On September 7, 1706 at the battle of Turin the Italians routed the French army which had besieged the city for 117 days.

At the battle of Novi (August 15, 1799) the Russo-Austrian forces under A. V. Suvorov routed the French army under General Joubert and finally drove the French out of Northern Italy.

At the battle of Marengo on June 14, 1800 Bonaparte's army defeated the Austrians.

At the battle of Custozza on July 25, 1848 the Austrian army under Radetzky inflicted a heavy defeat on the Piedmontese.

At Novara the Piedmontese were defeated by the Austrians on March 23, 1849.

[165] The reference is to Louis Bonaparte who lived in Switzerland for a long time, became a Swiss citizen and in 1834 enlisted as a captain in the artillery regiment of the Berne Canton.

[166] In 1830 the French began a war of conquest in Algeria which lasted, with intervals, forty years.

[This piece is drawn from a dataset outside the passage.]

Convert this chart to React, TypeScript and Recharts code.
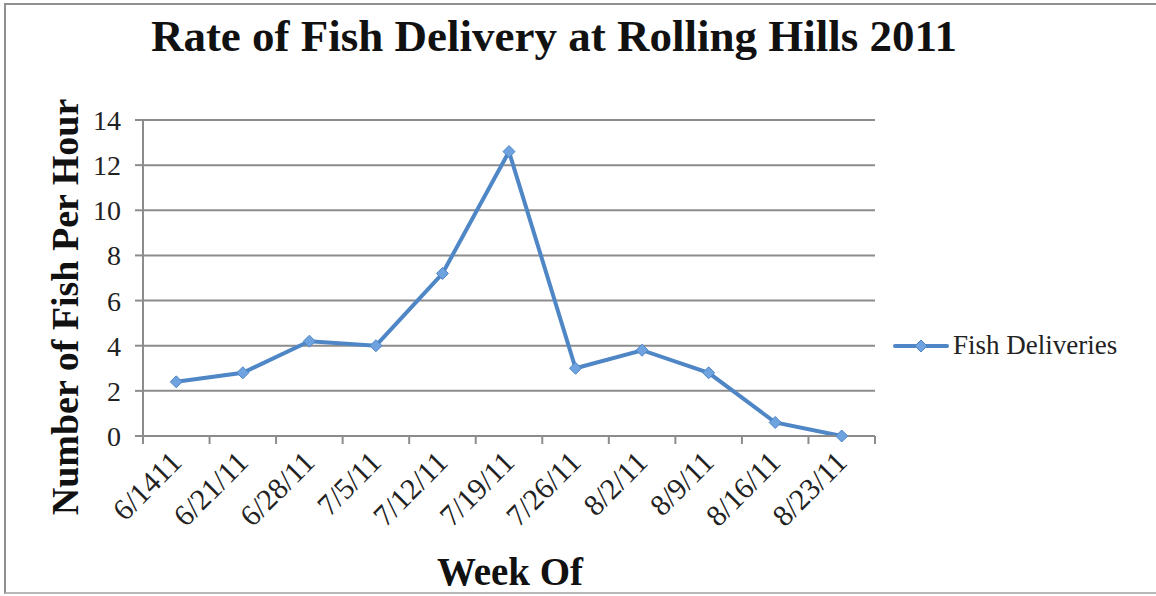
import { LineChart, Line, XAxis, YAxis, CartesianGrid, Label } from "recharts";

const weeks = [
  "6/1411",
  "6/21/11",
  "6/28/11",
  "7/5/11",
  "7/12/11",
  "7/19/11",
  "7/26/11",
  "8/2/11",
  "8/9/11",
  "8/16/11",
  "8/23/11",
];
const fishPerHour = [2.4, 2.8, 4.2, 4.0, 7.2, 12.6, 3.0, 3.8, 2.8, 0.6, 0];
const yTicks = [0, 2, 4, 6, 8, 10, 12, 14];

const data = weeks.map((week, i) => ({ week, fish: fishPerHour[i] }));

const W = 1156;
const H = 596;
const PLOT_LEFT = 143;
const PLOT_RIGHT = 875;
const PLOT_TOP = 120;
const PLOT_BOTTOM = 436;
const BAND = (PLOT_RIGHT - PLOT_LEFT) / weeks.length;

const FONT = "'Liberation Serif', 'DejaVu Serif', serif";
const GRID = "#8c8c8c";
const BLUE = "#4f86c6";
const BLUE_LIGHT = "#6fa3e0";

function Diamond({ cx, cy, r = 6 }: { cx: number; cy: number; r?: number }) {
  return (
    <path
      d={`M${cx},${cy - r} L${cx + r},${cy} L${cx},${cy + r} L${cx - r},${cy} Z`}
      fill={BLUE_LIGHT}
      stroke={BLUE}
      strokeWidth={1}
    />
  );
}

// category label plus the tick marks that sit between categories
function WeekTick(props: any) {
  const { x, payload, index } = props;
  const left = x - BAND / 2;
  const ax = PLOT_BOTTOM;
  const tx = x + 7;
  const ty = ax + 28;
  return (
    <g>
      <line x1={left} y1={ax} x2={left} y2={ax + 8} stroke={GRID} strokeWidth={2} />
      {index === weeks.length - 1 && (
        <line x1={x + BAND / 2} y1={ax} x2={x + BAND / 2} y2={ax + 8} stroke={GRID} strokeWidth={2} />
      )}
      <text
        x={tx}
        y={ty}
        transform={`rotate(-45, ${tx}, ${ty})`}
        textAnchor="end"
        fontSize={30}
        fontFamily={FONT}
        fill="#222"
      >
        {payload.value}
      </text>
    </g>
  );
}

export default function App() {
  return (
    <div
      style={{
        position: "absolute",
        left: 0,
        top: 0,
        width: W,
        height: H,
        background: "#fff",
        fontFamily: FONT,
      }}
    >
      <div
        style={{
          position: "absolute",
          left: 4,
          top: 3,
          width: W - 4,
          height: H - 5,
          borderLeft: "2px solid #909090",
          borderTop: "2px solid #909090",
          borderBottom: "2px solid #b8b8b8",
          boxSizing: "border-box",
        }}
      />
      <div
        style={{
          position: "absolute",
          left: 0,
          top: 10,
          width: 1108,
          textAlign: "center",
          fontSize: 45,
          fontWeight: "bold",
          color: "#111",
        }}
      >
        Rate of Fish Delivery at Rolling Hills 2011
      </div>
      <div style={{ position: "absolute", left: 0, top: 0 }}>
        <LineChart
          width={W}
          height={H}
          data={data}
          margin={{ top: PLOT_TOP, right: W - PLOT_RIGHT, bottom: 0, left: 0 }}
        >
          <CartesianGrid vertical={false} stroke={GRID} strokeWidth={2} />
          <XAxis
            dataKey="week"
            height={H - PLOT_BOTTOM}
            stroke={GRID}
            strokeWidth={2}
            tickLine={false}
            interval={0}
            padding={{ left: BAND / 2, right: BAND / 2 }}
            tick={<WeekTick />}
          >
            <Label
              content={() => (
                <text
                  x={510}
                  y={585}
                  textAnchor="middle"
                  fontSize={39}
                  fontWeight="bold"
                  fontFamily={FONT}
                  fill="#111"
                >
                  Week Of
                </text>
              )}
            />
          </XAxis>
          <YAxis
            width={PLOT_LEFT}
            domain={[0, 14]}
            ticks={yTicks}
            stroke={GRID}
            strokeWidth={2}
            tickSize={8}
            tickMargin={14}
            tick={{ fontSize: 28, fontFamily: FONT, fill: "#222" }}
          >
            <Label
              content={() => (
                <text
                  x={78}
                  y={307}
                  transform="rotate(-90, 78, 307)"
                  textAnchor="middle"
                  fontSize={38}
                  fontWeight="bold"
                  fontFamily={FONT}
                  fill="#111"
                >
                  Number of Fish Per Hour
                </text>
              )}
            />
          </YAxis>
          <Line
            type="linear"
            dataKey="fish"
            name="Fish Deliveries"
            stroke={BLUE}
            strokeWidth={4}
            isAnimationActive={false}
            dot={(p: any) => <Diamond key={p.index} cx={p.cx} cy={p.cy} />}
            activeDot={false}
          />
        </LineChart>
      </div>
      <div
        style={{
          position: "absolute",
          left: 893,
          top: 330,
          display: "flex",
          alignItems: "center",
          fontSize: 27,
          color: "#222",
        }}
      >
        <svg width={60} height={30}>
          <line x1={2} y1={15} x2={54} y2={15} stroke={BLUE} strokeWidth={4} strokeLinecap="round" />
          <Diamond cx={28} cy={15} r={6} />
        </svg>
        <span>Fish Deliveries</span>
      </div>
    </div>
  );
}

[167] This refers to the 1800 campaign in Italy. The commander-in-chief of the Austrian forces, Melas, at first successfully attacked the French right flank at the Var River, but in the latter part of May 1800 Bonaparte crossed the Alps and appeared in the rear of the Austrians. After the capture of Milan on June 2 and the French crossing of the Po, the Austrian army was routed at Marengo on June 14, 1800.